Goal
Write out the opening lines of the data word for word, up to and including the line with "const allSeries = [thr0, thr05, thr15, thr40];", and leave every picture and every later line out.

Provided material

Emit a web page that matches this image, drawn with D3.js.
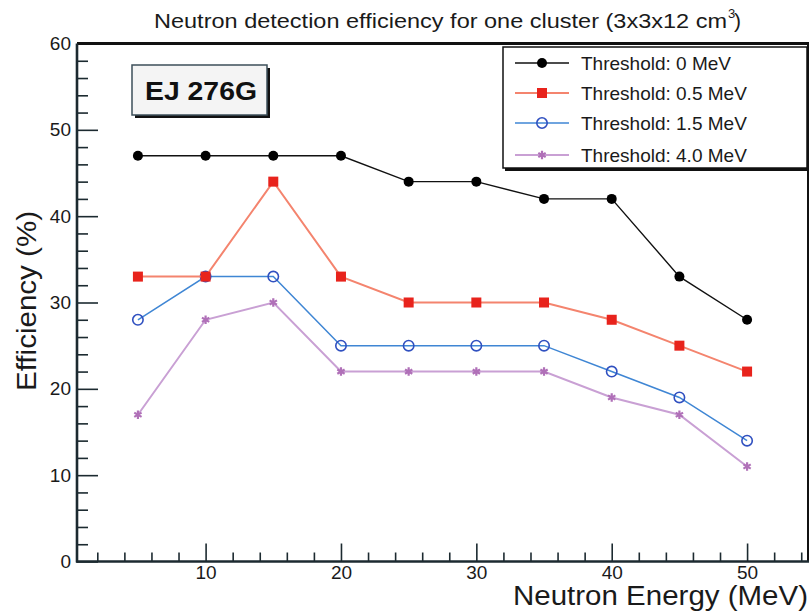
<!DOCTYPE html>
<html><head><meta charset="utf-8">
<script src="https://cdn.jsdelivr.net/npm/d3@7"></script>
<style>
html,body{margin:0;padding:0;background:#fff;}
svg{display:block;font-family:"Liberation Sans",Arial,Helvetica,sans-serif;}
</style></head>
<body>
<svg id="chart" width="810" height="616"></svg>
<script>
const energies = [5, 10, 15, 20, 25, 30, 35, 40, 45, 50];
const thr0  = [47, 47, 47, 47, 44, 44, 42, 42, 33, 28];
const thr05 = [33, 33, 44, 33, 30, 30, 30, 28, 25, 22];
const thr15 = [28, 33, 33, 25, 25, 25, 25, 22, 19, 14];
const thr40 = [17, 28, 30, 22, 22, 22, 22, 19, 17, 11];
const seriesNames = ["Threshold: 0 MeV", "Threshold: 0.5 MeV", "Threshold: 1.5 MeV", "Threshold: 4.0 MeV"];
const xTickLabels = [10, 20, 30, 40, 50];
const yTickLabels = [0, 10, 20, 30, 40, 50, 60];

const svg = d3.select("#chart");
const L = 77, R = 808, T = 43.5, B = 561.5;
const x = d3.scaleLinear().domain([0.5, 54.5]).range([L, R]);
const y = d3.scaleLinear().domain([0, 60]).range([B, T]);

const styles = [
  {line:"#111111", lw:1.4, marker:"dot",    mc:"#000000"},
  {line:"#f4846e", lw:2.0, marker:"square", mc:"#e8231c"},
  {line:"#3f86d4", lw:1.5, marker:"ocircle",mc:"#3050c0"},
  {line:"#c9a0d4", lw:2.0, marker:"star",   mc:"#b070b8"}
];
const allSeries = [thr0, thr05, thr15, thr40];

// title
const title = svg.append("text").attr("x", 154).attr("y", 28)
  .attr("font-size", 21).attr("fill", "#1a1a1a");
title.append("tspan").text("Neutron detection efficiency for one cluster (3x3x12 cm")
  .attr("textLength", 573).attr("lengthAdjust", "spacingAndGlyphs");
svg.append("text").attr("x", 728).attr("y", 18).attr("font-size", 13).attr("fill", "#1a1a1a").text("3");
svg.append("text").attr("x", 734).attr("y", 28).attr("font-size", 21).attr("fill", "#1a1a1a").text(")");

// axes ticks
const g = svg.append("g");
const yMajor = d3.axisLeft(y).tickValues(yTickLabels).tickFormat(d3.format("d")).tickSizeInner(-21).tickSizeOuter(0).tickPadding(6);
const yMinor = d3.axisLeft(y).tickValues(d3.range(0, 61, 2).filter(v => v % 10 !== 0)).tickFormat("").tickSizeInner(-11).tickSizeOuter(0);
const xMajor = d3.axisBottom(x).tickValues(xTickLabels).tickFormat(d3.format("d")).tickSizeInner(-18).tickSizeOuter(0).tickPadding(4);
const xMinor = d3.axisBottom(x).tickValues(d3.range(2, 55, 2).filter(v => v % 10 !== 0)).tickFormat("").tickSizeInner(-9).tickSizeOuter(0);

function styleAxis(sel, fs){
  sel.select(".domain").remove();
  sel.selectAll(".tick line").attr("stroke", "#1c2a30").attr("stroke-width", 1.6);
  sel.selectAll(".tick text").attr("font-size", fs).attr("fill", "#1a1a1a")
     .attr("font-family", "Liberation Sans, Arial, sans-serif");
}
g.append("g").attr("transform", `translate(${L},0)`).call(yMajor).call(s => styleAxis(s, 19));
g.append("g").attr("transform", `translate(${L},0)`).call(yMinor).call(s => styleAxis(s, 19));
g.append("g").attr("transform", `translate(0,${B})`).call(xMajor).call(s => styleAxis(s, 19));
g.append("g").attr("transform", `translate(0,${B})`).call(xMinor).call(s => styleAxis(s, 19));

// frame
svg.append("line").attr("x1", L).attr("x2", R+1).attr("y1", T).attr("y2", T).attr("stroke", "#111").attr("stroke-width", 3);
svg.append("line").attr("x1", R).attr("x2", R).attr("y1", T).attr("y2", B).attr("stroke", "#111").attr("stroke-width", 2);
svg.append("line").attr("x1", L).attr("x2", L).attr("y1", T).attr("y2", B+1).attr("stroke", "#1c2a30").attr("stroke-width", 2.6);
svg.append("line").attr("x1", L-1).attr("x2", R+1).attr("y1", B).attr("y2", B).attr("stroke", "#1c2a30").attr("stroke-width", 2.6);

// axis titles
svg.append("text").attr("x", 808).attr("y", 605).attr("text-anchor", "end")
  .attr("font-size", 27).attr("fill", "#1a1a1a")
  .attr("textLength", 295).attr("lengthAdjust", "spacingAndGlyphs")
  .text("Neutron Energy (MeV)");
svg.append("text").attr("transform", "translate(36,301) rotate(-90)")
  .attr("text-anchor", "middle").attr("font-size", 28).attr("fill", "#1a1a1a")
  .attr("textLength", 180).attr("lengthAdjust", "spacingAndGlyphs")
  .text("Efficiency (%)");

// markers
function drawMarker(sel, type, color, cx, cy){
  if (type === "dot") {
    sel.append("circle").attr("cx", cx).attr("cy", cy).attr("r", 5).attr("fill", color);
  } else if (type === "square") {
    sel.append("rect").attr("x", cx-5).attr("y", cy-5).attr("width", 10).attr("height", 10).attr("fill", color);
  } else if (type === "ocircle") {
    sel.append("circle").attr("cx", cx).attr("cy", cy).attr("r", 5.2).attr("fill", "none")
      .attr("stroke", color).attr("stroke-width", 1.6);
  } else {
    const sym = d3.symbolAsterisk ? d3.symbol().type(d3.symbolAsterisk).size(50) : d3.symbol().type(d3.symbolCross).size(50);
    sel.append("path").attr("transform", `translate(${cx},${cy})`).attr("d", sym())
      .attr("fill", d3.symbolAsterisk ? "none" : color)
      .attr("stroke", color).attr("stroke-width", 2.2);
  }
}

// series
const line = d3.line().x(d => x(d[0])).y(d => y(d[1]));
const order = [3, 2, 1, 0];
order.forEach(i => {
  const pts = energies.map((e, k) => [e, allSeries[i][k]]);
  const st = styles[i];
  svg.append("path").attr("d", line(pts)).attr("fill", "none")
    .attr("stroke", st.line).attr("stroke-width", st.lw);
  const mg = svg.append("g");
  pts.forEach(p => drawMarker(mg, st.marker, st.mc, x(p[0]), y(p[1])));
});

// EJ 276G label box
svg.append("rect").attr("x", 135).attr("y", 68).attr("width", 135).attr("height", 50).attr("fill", "#111");
svg.append("rect").attr("x", 132).attr("y", 65).attr("width", 135).attr("height", 50)
  .attr("fill", "#f4f4f4").attr("stroke", "#3d4f5a").attr("stroke-width", 1.5);
svg.append("text").attr("x", 145).attr("y", 100).attr("font-size", 26).attr("font-weight", "bold")
  .attr("fill", "#111").attr("textLength", 112).attr("lengthAdjust", "spacingAndGlyphs").text("EJ 276G");

// legend
const lg = svg.append("g");
lg.append("rect").attr("x", 505).attr("y", 49).attr("width", 304).attr("height", 122).attr("fill", "#111");
lg.append("rect").attr("x", 503).attr("y", 47).attr("width", 304).attr("height", 121)
  .attr("fill", "#fff").attr("stroke", "#111").attr("stroke-width", 1.5);
const rowY = [63, 93, 123, 155];
seriesNames.forEach((name, i) => {
  const st = styles[i];
  lg.append("line").attr("x1", 515).attr("x2", 569).attr("y1", rowY[i]).attr("y2", rowY[i])
    .attr("stroke", st.line).attr("stroke-width", st.lw);
  drawMarker(lg, st.marker, st.mc, 542, rowY[i]);
  lg.append("text").attr("x", 581).attr("y", rowY[i]).attr("dy", "0.36em")
    .attr("font-size", 19).attr("fill", "#1a1a1a").text(name);
});
</script>
</body></html>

Answer in full
Emit a web page that matches this image, drawn with D3.js.
<!DOCTYPE html>
<html><head><meta charset="utf-8">
<script src="https://cdn.jsdelivr.net/npm/d3@7"></script>
<style>
html,body{margin:0;padding:0;background:#fff;}
svg{display:block;font-family:"Liberation Sans",Arial,Helvetica,sans-serif;}
</style></head>
<body>
<svg id="chart" width="810" height="616"></svg>
<script>
const energies = [5, 10, 15, 20, 25, 30, 35, 40, 45, 50];
const thr0  = [47, 47, 47, 47, 44, 44, 42, 42, 33, 28];
const thr05 = [33, 33, 44, 33, 30, 30, 30, 28, 25, 22];
const thr15 = [28, 33, 33, 25, 25, 25, 25, 22, 19, 14];
const thr40 = [17, 28, 30, 22, 22, 22, 22, 19, 17, 11];
const seriesNames = ["Threshold: 0 MeV", "Threshold: 0.5 MeV", "Threshold: 1.5 MeV", "Threshold: 4.0 MeV"];
const xTickLabels = [10, 20, 30, 40, 50];
const yTickLabels = [0, 10, 20, 30, 40, 50, 60];

const svg = d3.select("#chart");
const L = 77, R = 808, T = 43.5, B = 561.5;
const x = d3.scaleLinear().domain([0.5, 54.5]).range([L, R]);
const y = d3.scaleLinear().domain([0, 60]).range([B, T]);

const styles = [
  {line:"#111111", lw:1.4, marker:"dot",    mc:"#000000"},
  {line:"#f4846e", lw:2.0, marker:"square", mc:"#e8231c"},
  {line:"#3f86d4", lw:1.5, marker:"ocircle",mc:"#3050c0"},
  {line:"#c9a0d4", lw:2.0, marker:"star",   mc:"#b070b8"}
];
const allSeries = [thr0, thr05, thr15, thr40];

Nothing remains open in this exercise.